At the intersection of graph theory and surface topology, the relationship between simplicial surfaces and cubic graphs—triangulated 2-manifolds and their incidence graphs—is explored in (Weiß et al., 29 Oct 2024). Here, the existence, uniqueness, and re-embedding phenomena of cubic graphs as face graphs of simplicial surfaces are classified in terms of cycle double covers and peripheral cycles (umbrellas), providing new lenses into Whitney’s and Tutte’s classical theorems, strong graph embeddings, and the cycle double cover conjecture.

7. Applications, Extensions, and Open Problems

Simplicial Embeddings are foundational in a wide variety of domains:

In geometry and topology: constructing manifolds with prescribed complexity or metric properties; producing expanders and systolic extremal examples; characterizing rigidity and embedding obstructions.
In machine learning and network science: enforcing sparsity, overcompleteness, and compositionality in feature representations; robust self-supervised and few-shot learners; analyzing trajectory and interaction data.
In communication: semantic-native communication protocols built on simplicial complexes and convolutional autoencoders (Zhao et al., 2022) leverage the semantical and topological structure for resilience under noise and missing data.
In data analysis: symbolic and spectral embeddings facilitate community detection, anomaly detection, and visualization of higher-order patterns.

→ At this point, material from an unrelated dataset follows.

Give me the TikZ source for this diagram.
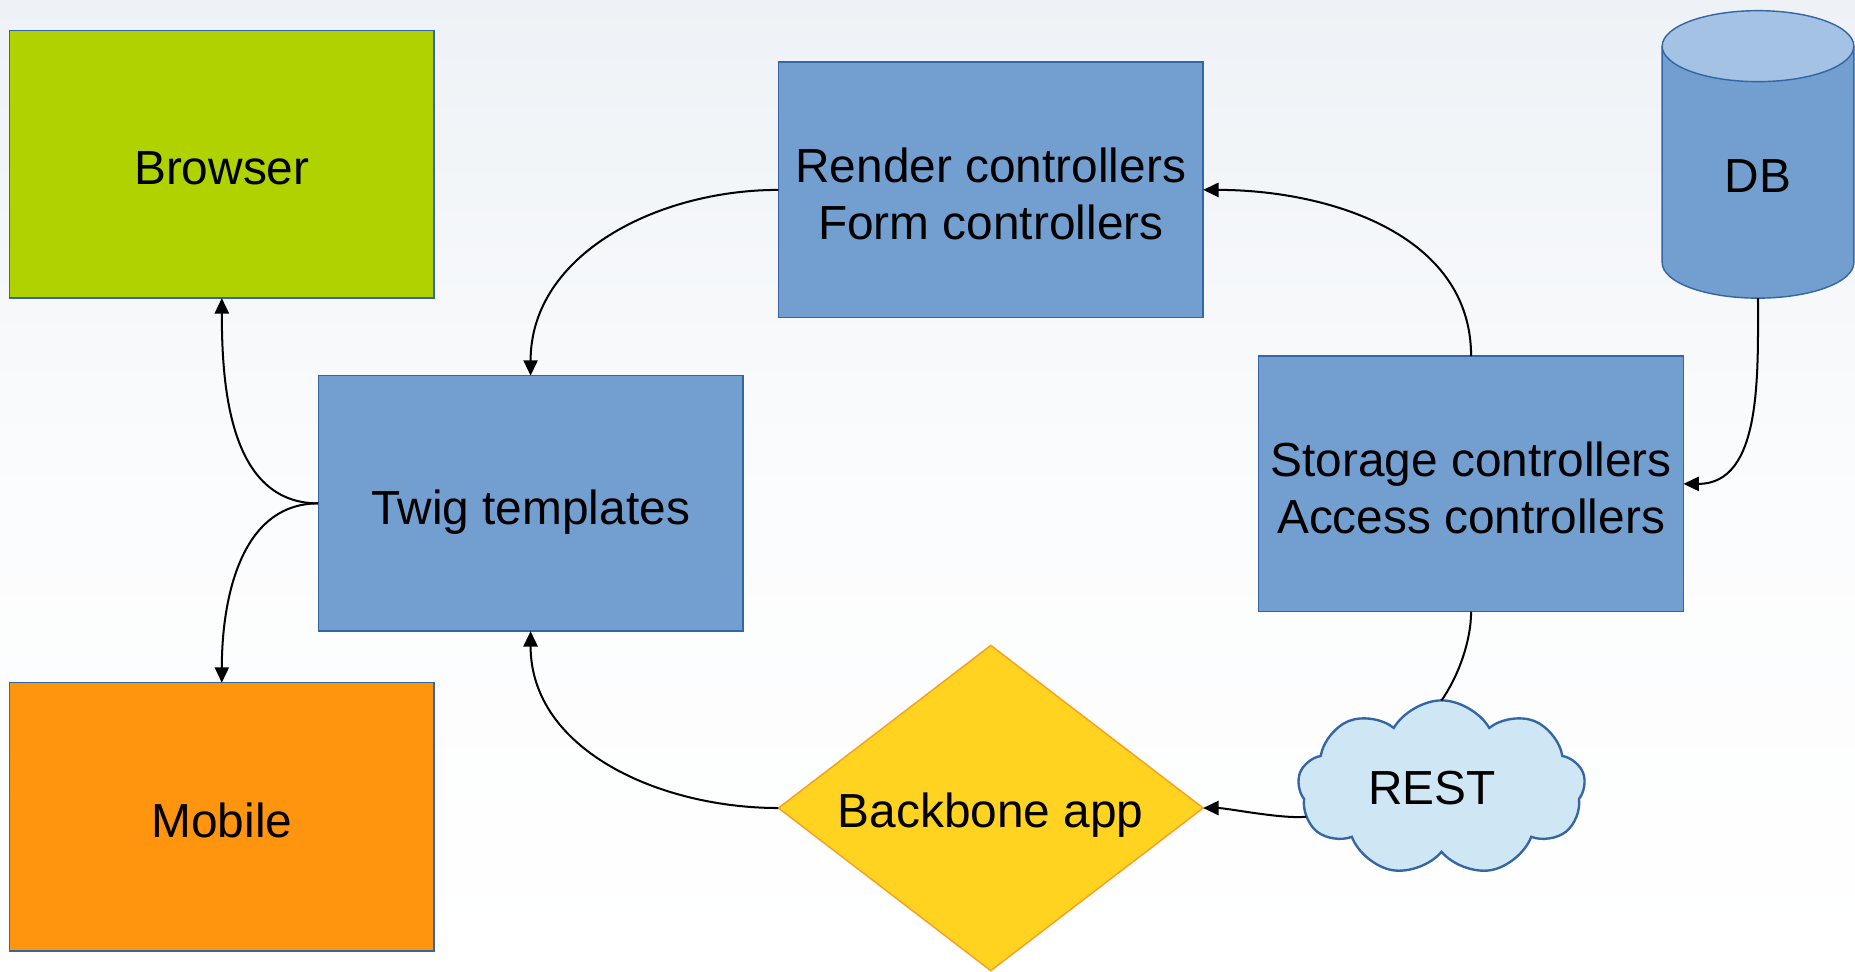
\documentclass[tikz,border=0pt]{standalone}
\usepackage{fontspec}
\setmainfont{Liberation Sans}
\usetikzlibrary{arrows.meta,shapes.geometric,shapes.symbols}
\definecolor{boxblue}{HTML}{729FCF}
\definecolor{edgeblue}{HTML}{3465A4}
\definecolor{browsergreen}{HTML}{B0D300}
\definecolor{mobileorange}{HTML}{FF950E}
\definecolor{bbyellow}{HTML}{FFD320}
\definecolor{bborange}{HTML}{F5A01E}
\definecolor{cloudfill}{HTML}{CFE7F5}
\definecolor{dbtop}{HTML}{A4C2E3}
\definecolor{sky}{HTML}{EEF2F6}
\tikzset{
  lbl/.style={font=\fontsize{11.5}{13.7}\selectfont, align=center},
  blockbox/.style={rectangle, draw=edgeblue, line width=0.12mm, inner sep=0pt, outer sep=0pt,
    minimum width=35.9mm, minimum height=21.6mm},
  conn/.style={line width=0.17mm, black},
  arr/.style={conn, -{Triangle[length=1.3mm,width=1.2mm]}}
}
\begin{document}
\begin{tikzpicture}[x=0.1mm,y=-0.1mm]
% background
\shade[top color=sky, bottom color=white, middle color=white!75!sky] (0,0) rectangle (1568,821);
\useasboundingbox (0,0) rectangle (1568,821);

% boxes
\node[blockbox, fill=browsergreen, minimum height=22.6mm,
  label={[lbl,yshift=-0.3mm]center:Browser}] (browser) at (187.5,139) {};
\node[blockbox, fill=mobileorange, minimum height=22.7mm,
  label={[lbl,yshift=-0.3mm]center:Mobile}] (mobile) at (187.5,690.5) {};
\node[blockbox, fill=boxblue,
  label={[lbl,yshift=-0.3mm]center:Render controllers\\Form controllers}] (render) at (837.5,160.5) {};
\node[blockbox, fill=boxblue,
  label={[lbl,yshift=-0.7mm]center:Twig templates}] (twig) at (448.5,425.5) {};
\node[blockbox, fill=boxblue,
  label={[lbl,yshift=-0.35mm]center:Storage controllers\\Access controllers}] (storage) at (1243.5,409) {};

% DB cylinder
\fill[boxblue] (1405,39) rectangle (1567,222);
\fill[boxblue] (1486,222) ellipse[x radius=8.1mm, y radius=3mm];
\draw[edgeblue, line width=0.12mm] (1405,39) -- (1405,222) arc[start angle=180, end angle=360, x radius=8.1mm, y radius=3mm] -- (1567,39);
\filldraw[fill=dbtop, draw=edgeblue, line width=0.12mm] (1486,39) ellipse[x radius=8.1mm, y radius=3mm];
\node[lbl] (db) at (1486,149) {DB};
\coordinate (dbbottom) at (1486,252);

% Backbone diamond
\node[diamond, aspect=1.3, draw=bborange, fill=bbyellow, line width=0.12mm, inner sep=0pt, outer sep=0pt,
  minimum width=35.9mm, minimum height=27.5mm,
  label={[lbl,yshift=-0.6mm]center:Backbone app}] (backbone) at (837.5,683) {};

% REST cloud
\node[cloud, cloud puffs=9, cloud puff arc=120, aspect=1.64, draw=edgeblue, fill=cloudfill,
  line width=0.2mm, inner sep=0pt, outer sep=0pt, minimum width=24.3mm, minimum height=14.8mm,
  label={[lbl,xshift=-0.8mm]center:REST}] (rest) at (1218.5,666) {};

% connectors
\draw[arr] (render.west) to[out=180, in=90] (twig.north);
\draw[arr] (storage.north) to[out=90, in=0] (render.east);
\draw[arr] (dbbottom) to[out=-90, in=0] (storage.east);
\draw[conn] (storage.south) to[out=-90, in=55, looseness=0.8] (rest.north);
\draw[arr] (rest.192) to[out=186, in=0, looseness=0.6] (backbone.east);
\draw[arr] (backbone.west) to[out=180, in=-90] (twig.south);
\draw[arr] (twig.west) to[out=180, in=-90] (browser.south);
\draw[arr] (twig.west) to[out=180, in=90] (mobile.north);
\end{tikzpicture}
\end{document}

Ongoing research seeks to generalize SEM results to higher codimension, relax regularity and degree constraints, extend spectral and message-passing frameworks to richer (e.g., weighted or parametrized) complexes, and further unify algebraic, combinatorial, and geometric perspectives across disciplines.

This synthesis integrates foundational theory, algorithmic construction, empirical architectures, rigidity phenomena, and topological data methods, reflecting the breadth and depth of Simplicial Embeddings as a modern mathematical and applied paradigm.